Put an Idiot in the White House - what could go wrong?

Trump ruins our Farmer's International Markets with his tariffs and then wants to give the Farmers $18 Billion in aid. Izzy you are right we are becoming Venezuela.
 
Trump tariffs lead to bleak 2019 farm forecasts

The Agriculture Department’s Economic Research Service has estimated that 2018 net farm income will be $9.8 billion, or 13 percent, lower than the year before. Adjusting for inflation, farm income is barely above the lowest level since 2002. If current trends continue, some agriculture economists predict that farm income will fall again in 2019.

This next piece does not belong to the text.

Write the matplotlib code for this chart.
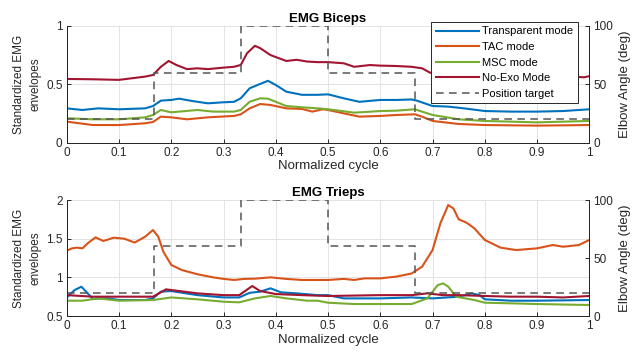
import matplotlib
matplotlib.use("Agg")
import matplotlib.pyplot as plt

plt.rcParams["font.family"] = ["Liberation Sans", "DejaVu Sans"]

# ---- data ----
# Biceps (top)
bic_transp_x = [0, 0.03, 0.06, 0.1, 0.15, 0.165, 0.18, 0.2, 0.215, 0.24, 0.27, 0.3, 0.32, 0.333, 0.35,
                0.37, 0.385, 0.40, 0.42, 0.45, 0.48, 0.5, 0.53, 0.56, 0.6, 0.63, 0.66, 0.67, 0.7, 0.73,
                0.76, 0.8, 0.85, 0.9, 0.95, 1.0]
bic_transp_y = [.294, .28, .294, .286, .294, .314, .36, .366, .377, .357, .337, .346, .35, .38, .466,
                .503, .53, .494, .437, .41, .41, .414, .38, .35, .366, .366, .37, .36, .314, .309,
                .294, .271, .266, .266, .271, .286]

bic_tac_x = [0, 0.05, 0.1, 0.15, 0.165, 0.18, 0.2, 0.23, 0.27, 0.32, 0.333, 0.35, 0.37, 0.39, 0.42,
             0.45, 0.47, 0.49, 0.5, 0.53, 0.56, 0.6, 0.63, 0.666, 0.68, 0.7, 0.75, 0.8, 0.9, 1.0]
bic_tac_y = [.18, .151, .151, .166, .177, .223, .217, .2, .217, .229, .243, .294, .331, .323, .294,
             .289, .266, .286, .28, .251, .223, .229, .237, .243, .223, .186, .16, .151, .146, .151]

bic_msc_x = [0, 0.05, 0.1, 0.15, 0.165, 0.18, 0.2, 0.25, 0.28, 0.32, 0.333, 0.35, 0.37, 0.385, 0.4,
             0.42, 0.45, 0.48, 0.5, 0.55, 0.6, 0.63, 0.666, 0.7, 0.75, 0.8, 0.9, 1.0]
bic_msc_y = [.209, .2, .2, .217, .237, .28, .26, .28, .266, .266, .28, .35, .38, .377, .35,
             .314, .303, .294, .286, .257, .271, .274, .286, .237, .2, .186, .174, .186]

bic_noexo_x = [0, 0.05, 0.1, 0.15, 0.165, 0.18, 0.195, 0.21, 0.23, 0.25, 0.27, 0.3, 0.32, 0.333,
               0.345, 0.36, 0.37, 0.39, 0.42, 0.44, 0.46, 0.48, 0.5, 0.53, 0.55, 0.58, 0.6, 0.63,
               0.66, 0.68, 0.695, 0.72, 0.76, 0.8, 0.85, 0.9, 0.95, 0.99, 1.0]
bic_noexo_y = [.546, .543, .538, .566, .58, .65, .70, .665, .63, .637, .63, .643, .65, .666,
               .766, .83, .81, .75, .70, .71, .695, .69, .69, .68, .65, .665, .66, .657,
               .65, .637, .60, .58, .57, .57, .57, .57, .57, .56, .57]

# Triceps (bottom)
tri_transp_x = [0, 0.015, 0.028, 0.04, 0.05, 0.065, 0.08, 0.1, 0.15, 0.165, 0.18, 0.2, 0.25, 0.3,
                0.33, 0.35, 0.37, 0.39, 0.41, 0.44, 0.48, 0.5, 0.53, 0.6, 0.66, 0.7, 0.75, 0.775,
                0.79, 0.8, 0.85, 0.9, 1.0]
tri_transp_y = [.74, .836, .879, .793, .72, .728, .728, .707, .707, .728, .815, .823, .77, .74,
                .74, .8, .815, .858, .806, .793, .77, .77, .728, .728, .74, .728, .75, .793,
                .77, .716, .698, .698, .707]

tri_tac_x = [0, 0.01, 0.02, 0.03, 0.04, 0.055, 0.07, 0.09, 0.11, 0.13, 0.15, 0.165, 0.175, 0.185,
             0.2, 0.22, 0.25, 0.28, 0.3, 0.32, 0.34, 0.36, 0.39, 0.42, 0.45, 0.5, 0.53, 0.55,
             0.57, 0.6, 0.63, 0.66, 0.68, 0.7, 0.715, 0.73, 0.74, 0.75, 0.765, 0.78, 0.8, 0.83,
             0.86, 0.9, 0.93, 0.95, 0.98, 1.0]
tri_tac_y = [1.345, 1.375, 1.384, 1.375, 1.44, 1.517, 1.47, 1.513, 1.5, 1.45, 1.526, 1.612, 1.526,
             1.33, 1.16, 1.095, 1.04, 1.0, .98, .966, .98, .983, 1.0, .98, .966, .966, .98, .966,
             .987, .987, 1.009, 1.05, 1.138, 1.353, 1.7, 1.935, 1.89, 1.75, 1.707, 1.634, 1.483,
             1.384, 1.353, 1.375, 1.418, 1.396, 1.418, 1.483]

tri_msc_x = [0, 0.03, 0.06, 0.1, 0.165, 0.2, 0.25, 0.3, 0.33, 0.36, 0.39, 0.42, 0.46, 0.48, 0.5,
             0.55, 0.6, 0.66, 0.69, 0.71, 0.72, 0.73, 0.745, 0.78, 0.8, 0.85, 0.9, 1.0]
tri_msc_y = [.698, .698, .728, .698, .707, .74, .716, .685, .677, .728, .759, .728, .698, .698, .672,
             .655, .655, .655, .728, .9, .922, .88, .75, .707, .672, .664, .655, .642]

tri_noexo_x = [0, 0.05, 0.1, 0.165, 0.19, 0.2, 0.25, 0.3, 0.33, 0.355, 0.37, 0.4, 0.45, 0.48, 0.5,
               0.6, 0.66, 0.69, 0.72, 0.75, 0.8, 0.85, 0.9, 0.95, 1.0]
tri_noexo_y = [.77, .75, .75, .75, .845, .836, .793, .77, .77, .888, .823, .784, .77, .763, .759,
               .77, .77, .793, .77, .77, .759, .75, .75, .74, .759]

# position target (elbow angle, right axis)
target_x = [0, 1/6, 1/3, 0.5, 2/3, 1]
target_y = [20, 60, 100, 60, 20, 20]

labels = ["Transparent mode", "TAC mode", "MSC mode", "No-Exo Mode"]
colors = ["#0072BD", "#D95319", "#77AC30", "#A2142F"]
axis_col = "#262626"

panels = [
    ("EMG Biceps", (0, 1), [0, 0.5, 1], ["0", "0.5", "1"],
     [(bic_transp_x, bic_transp_y), (bic_tac_x, bic_tac_y), (bic_msc_x, bic_msc_y), (bic_noexo_x, bic_noexo_y)]),
    ("EMG Trieps", (0.5, 2), [0.5, 1, 1.5, 2], ["0.5", "1", "1.5", "2"],
     [(tri_transp_x, tri_transp_y), (tri_tac_x, tri_tac_y), (tri_msc_x, tri_msc_y), (tri_noexo_x, tri_noexo_y)]),
]

fig = plt.figure(figsize=(6.36, 3.54), dpi=100)
rects = [[0.105, 0.597, 0.8216, 0.3297], [0.105, 0.1073, 0.8216, 0.3277]]

for i, (title, ylim, yticks, yticklabels, series) in enumerate(panels):
    ax = fig.add_axes(rects[i])
    handles = []
    for (xs, ys), lab, c in zip(series, labels, colors):
        h, = ax.plot(xs, ys, color=c, lw=1.5, label=lab)
        handles.append(h)
    ax.set_xlim(0, 1)
    ax.set_ylim(*ylim)
    ax.set_xticks([round(0.1 * k, 1) for k in range(11)])
    ax.set_xticklabels(["0"] + [f"{0.1 * k:.1f}" for k in range(1, 10)] + ["1"])
    ax.set_yticks(yticks)
    ax.set_yticklabels(yticklabels)
    ax.grid(True, color="#e3e3e3", lw=0.7)
    ax.set_axisbelow(True)
    ax.set_xlabel("Normalized cycle", fontsize=9.5, color=axis_col, labelpad=1)
    ax.set_ylabel("Standardized EMG\nenvelopes", fontsize=8.5, color=axis_col, labelpad=3,
                  linespacing=1.55)
    ax.set_title(title, fontsize=9.5, fontweight="bold", pad=3)

    ax2 = ax.twinx()
    h, = ax2.plot(target_x, target_y, drawstyle="steps-post", color="#555555", lw=1.1,
                  dashes=(5, 3.5), label="Position target")
    handles.append(h)
    ax2.set_ylim(0, 100)
    ax2.set_yticks([0, 50, 100])
    ax2.set_ylabel("Elbow Angle (deg)", fontsize=9.5, color=axis_col, labelpad=4)

    for a in (ax, ax2):
        a.spines["top"].set_visible(False)
        for s in a.spines.values():
            s.set_color(axis_col)
            s.set_linewidth(0.7)
        a.tick_params(direction="in", length=3, width=0.7, colors=axis_col, labelsize=8.5, pad=3)

    if i == 0:
        leg = ax2.legend(handles=handles, loc="upper right", bbox_to_anchor=(0.978, 1.034),
                         borderaxespad=0, fontsize=8, frameon=True, fancybox=False, framealpha=1,
                         handlelength=3.9, labelspacing=0.5, borderpad=0.4, handletextpad=0.3)
        leg.get_frame().set_edgecolor(axis_col)
        leg.get_frame().set_linewidth(0.7)
        leg.set_zorder(10)

fig.savefig("out.png", dpi=100)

Trade aid vs. suppressed demand

Although many farmers aren’t vocally blaming Trump for their woes, the trade war has both direct and indirect effects on agriculture. Steel and aluminum duties levied on imports from China as well as other trading partners like Canada have bumped up the cost of farm equipment, while tariffs on Chinese chemicals have raised prices on pesticides and herbicides.

USDA’s recent trade aid package provides some respite, but it will not address the broader challenges. Several sectors of the farm economy also complain that the $12 billion trade assistance program will give meager relief from retaliatory tariffs.

The department is set to announce plans for a second round of trade aid around early December, but the Agriculture secretary has repeatedly stressed the cash payments are intended to just be a temporary, one-year stopgap.

Gordon called the program a “Band-Aid on an arterial bleed.”

The biggest factor taking aim at farm incomes has to do with supply and demand economics. Commodity prices have plummeted since spring, when China was gearing up to slap 25 percent duties on U.S. agricultural goods like soybeans in retaliation for Trump’s tariffs on Chinese high-tech products.

Ken Morrison, an agriculture commodities market expert, said China is unlikely to back down over Trump’s trade demands on issues like intellectual property and technology transfers. Like other trade experts and market watchers, Morrison thinks retaliatory tariffs are here to stay.

“I spent four years in China, long enough to know not to underestimate their willingness to endure economic pain, especially when their sovereign goals are threatened,” he said.

https://www.politico.com/story/2018/10/23/trump-tariffs-farmers-agriculture-866450

Put an Idiot in the White House - what could go wrong?
But you people love taxes and QE. Why wouldnʻt you love Tariffs.